Culex mosquito dataset: plot of normalized feature coefficient against STFT frequency bin (a), and wavelet centre frequency (b), for the 10% most confident predicted outputs over a test dataset. The learned spectra \(\mathbf {x}_{i,\text{test}}(f)\) for the highest N scores closely match the labelled class spectra \(\mathbf {x}_{i, \text{train}}(f)\)

Fig. 6
figure 6

BirdCLEF subset: plot of normalized feature coefficient against STFT frequency bin (a) and wavelet centre frequency (b), for the 10% most confident predicted outputs over a test dataset. The learned spectra \(\mathbf {x}_{i,\text{test}}(f)\) closely match the labelled class spectra \(\mathbf {x}_{i, \text{train}}(f)\)

figure b

7 Conclusions

This paper presents a novel approach for acoustic classification in a real-world, data-scarce scenario. We are able to more accurately and reliably differentiate between the presence and absence of a mosquito than human labellers. Furthermore, we show that a CNN outperforms generic classifiers such as support vector machines commonly used in the field.

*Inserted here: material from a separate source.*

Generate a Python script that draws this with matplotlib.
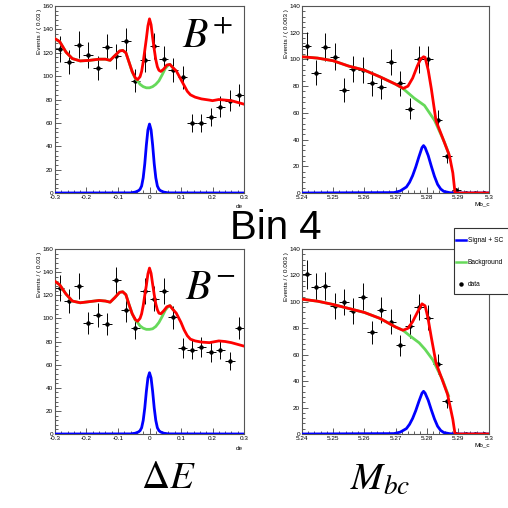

Moreover, we highlight the importance of the generality of deep learning approaches by evaluating classification performance over a 10 class subset of bird species recordings, where the wavelet-trained CNN outperforms traditional classification algorithms with no hyperparameter re-tuning of either approach. The consistent improvement observed with wavelet features over the short-time Fourier transform serves to warrant further research on whether the STFT is the correct choice to use as a base transform, as is overwhelmingly used in the literature.

Finally, our generic feature transform allows us to visualize the learned class representation by back-propagating predictions made by the network. We thus verify that the network correctly infers the frequency characteristics of the signal, rather than a peculiarity of the recording such as the microphone noise profile. As more data becomes available, future work will aim to deploy our algorithm in a physical device to allow for large-scale bioacoustic classification.